**Description of the task**
Write out each line that follows exactly as it stands, without the pictures.

**Dataset content**
________________________
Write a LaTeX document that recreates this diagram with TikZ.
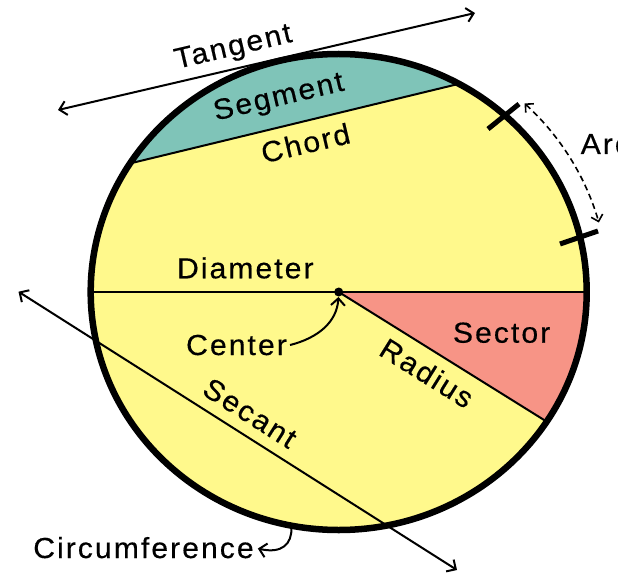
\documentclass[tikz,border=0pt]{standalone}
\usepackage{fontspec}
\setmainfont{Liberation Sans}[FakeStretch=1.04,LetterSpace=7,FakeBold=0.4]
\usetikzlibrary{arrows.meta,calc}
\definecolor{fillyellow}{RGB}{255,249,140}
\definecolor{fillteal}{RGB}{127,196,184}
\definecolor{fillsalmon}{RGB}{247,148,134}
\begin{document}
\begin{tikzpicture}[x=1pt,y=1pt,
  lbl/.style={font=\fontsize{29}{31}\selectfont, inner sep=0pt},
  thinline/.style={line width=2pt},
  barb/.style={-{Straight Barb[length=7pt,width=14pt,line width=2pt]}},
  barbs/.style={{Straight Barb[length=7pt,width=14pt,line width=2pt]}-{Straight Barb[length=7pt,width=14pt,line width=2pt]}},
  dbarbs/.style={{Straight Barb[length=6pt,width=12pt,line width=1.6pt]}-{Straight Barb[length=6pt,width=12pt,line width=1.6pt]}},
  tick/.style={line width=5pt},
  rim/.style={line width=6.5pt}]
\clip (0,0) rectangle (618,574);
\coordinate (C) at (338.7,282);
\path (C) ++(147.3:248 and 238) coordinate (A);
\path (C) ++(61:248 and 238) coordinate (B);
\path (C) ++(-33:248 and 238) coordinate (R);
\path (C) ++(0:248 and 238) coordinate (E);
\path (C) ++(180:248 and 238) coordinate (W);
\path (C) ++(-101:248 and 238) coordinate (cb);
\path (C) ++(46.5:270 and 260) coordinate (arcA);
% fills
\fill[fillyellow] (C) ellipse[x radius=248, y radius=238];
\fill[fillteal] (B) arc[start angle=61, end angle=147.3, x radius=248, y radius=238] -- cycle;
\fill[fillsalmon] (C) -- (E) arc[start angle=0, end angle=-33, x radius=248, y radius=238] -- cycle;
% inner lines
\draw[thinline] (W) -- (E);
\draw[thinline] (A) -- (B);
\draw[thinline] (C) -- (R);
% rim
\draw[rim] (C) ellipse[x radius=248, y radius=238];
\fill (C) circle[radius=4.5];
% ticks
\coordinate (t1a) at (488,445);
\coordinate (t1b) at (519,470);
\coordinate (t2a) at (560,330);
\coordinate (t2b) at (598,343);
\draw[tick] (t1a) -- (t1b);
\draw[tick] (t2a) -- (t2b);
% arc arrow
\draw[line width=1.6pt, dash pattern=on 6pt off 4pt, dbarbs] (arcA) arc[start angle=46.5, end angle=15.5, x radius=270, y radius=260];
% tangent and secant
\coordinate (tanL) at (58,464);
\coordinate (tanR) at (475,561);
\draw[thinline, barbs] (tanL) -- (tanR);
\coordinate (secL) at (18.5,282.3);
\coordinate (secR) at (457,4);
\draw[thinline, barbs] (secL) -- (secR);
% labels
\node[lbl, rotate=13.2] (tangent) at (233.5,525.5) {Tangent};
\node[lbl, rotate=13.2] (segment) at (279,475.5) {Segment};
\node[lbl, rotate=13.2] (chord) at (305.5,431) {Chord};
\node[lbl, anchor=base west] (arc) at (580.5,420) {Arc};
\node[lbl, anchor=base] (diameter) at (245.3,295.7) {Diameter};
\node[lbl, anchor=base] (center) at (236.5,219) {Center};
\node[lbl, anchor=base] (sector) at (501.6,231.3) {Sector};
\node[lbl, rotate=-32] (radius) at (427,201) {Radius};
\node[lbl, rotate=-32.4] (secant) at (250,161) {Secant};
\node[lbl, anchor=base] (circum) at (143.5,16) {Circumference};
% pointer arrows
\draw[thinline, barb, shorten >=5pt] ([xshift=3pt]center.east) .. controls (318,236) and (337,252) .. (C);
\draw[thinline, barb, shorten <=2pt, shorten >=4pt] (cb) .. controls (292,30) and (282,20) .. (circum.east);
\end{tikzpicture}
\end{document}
________________________
**Problem solution**
Write a LaTeX document that recreates this diagram with TikZ.
\documentclass[tikz,border=0pt]{standalone}
\usepackage{fontspec}
\setmainfont{Liberation Sans}[FakeStretch=1.04,LetterSpace=7,FakeBold=0.4]
\usetikzlibrary{arrows.meta,calc}
\definecolor{fillyellow}{RGB}{255,249,140}
\definecolor{fillteal}{RGB}{127,196,184}
\definecolor{fillsalmon}{RGB}{247,148,134}
\begin{document}
\begin{tikzpicture}[x=1pt,y=1pt,
  lbl/.style={font=\fontsize{29}{31}\selectfont, inner sep=0pt},
  thinline/.style={line width=2pt},
  barb/.style={-{Straight Barb[length=7pt,width=14pt,line width=2pt]}},
  barbs/.style={{Straight Barb[length=7pt,width=14pt,line width=2pt]}-{Straight Barb[length=7pt,width=14pt,line width=2pt]}},
  dbarbs/.style={{Straight Barb[length=6pt,width=12pt,line width=1.6pt]}-{Straight Barb[length=6pt,width=12pt,line width=1.6pt]}},
  tick/.style={line width=5pt},
  rim/.style={line width=6.5pt}]
\clip (0,0) rectangle (618,574);
\coordinate (C) at (338.7,282);
\path (C) ++(147.3:248 and 238) coordinate (A);
\path (C) ++(61:248 and 238) coordinate (B);
\path (C) ++(-33:248 and 238) coordinate (R);
\path (C) ++(0:248 and 238) coordinate (E);
\path (C) ++(180:248 and 238) coordinate (W);
\path (C) ++(-101:248 and 238) coordinate (cb);
\path (C) ++(46.5:270 and 260) coordinate (arcA);
% fills
\fill[fillyellow] (C) ellipse[x radius=248, y radius=238];
\fill[fillteal] (B) arc[start angle=61, end angle=147.3, x radius=248, y radius=238] -- cycle;
\fill[fillsalmon] (C) -- (E) arc[start angle=0, end angle=-33, x radius=248, y radius=238] -- cycle;
% inner lines
\draw[thinline] (W) -- (E);
\draw[thinline] (A) -- (B);
\draw[thinline] (C) -- (R);
% rim
\draw[rim] (C) ellipse[x radius=248, y radius=238];
\fill (C) circle[radius=4.5];
% ticks
\coordinate (t1a) at (488,445);
\coordinate (t1b) at (519,470);
\coordinate (t2a) at (560,330);
\coordinate (t2b) at (598,343);
\draw[tick] (t1a) -- (t1b);
\draw[tick] (t2a) -- (t2b);
% arc arrow
\draw[line width=1.6pt, dash pattern=on 6pt off 4pt, dbarbs] (arcA) arc[start angle=46.5, end angle=15.5, x radius=270, y radius=260];
% tangent and secant
\coordinate (tanL) at (58,464);
\coordinate (tanR) at (475,561);
\draw[thinline, barbs] (tanL) -- (tanR);
\coordinate (secL) at (18.5,282.3);
\coordinate (secR) at (457,4);
\draw[thinline, barbs] (secL) -- (secR);
% labels
\node[lbl, rotate=13.2] (tangent) at (233.5,525.5) {Tangent};
\node[lbl, rotate=13.2] (segment) at (279,475.5) {Segment};
\node[lbl, rotate=13.2] (chord) at (305.5,431) {Chord};
\node[lbl, anchor=base west] (arc) at (580.5,420) {Arc};
\node[lbl, anchor=base] (diameter) at (245.3,295.7) {Diameter};
\node[lbl, anchor=base] (center) at (236.5,219) {Center};
\node[lbl, anchor=base] (sector) at (501.6,231.3) {Sector};
\node[lbl, rotate=-32] (radius) at (427,201) {Radius};
\node[lbl, rotate=-32.4] (secant) at (250,161) {Secant};
\node[lbl, anchor=base] (circum) at (143.5,16) {Circumference};
% pointer arrows
\draw[thinline, barb, shorten >=5pt] ([xshift=3pt]center.east) .. controls (318,236) and (337,252) .. (C);
\draw[thinline, barb, shorten <=2pt, shorten >=4pt] (cb) .. controls (292,30) and (282,20) .. (circum.east);
\end{tikzpicture}
\end{document}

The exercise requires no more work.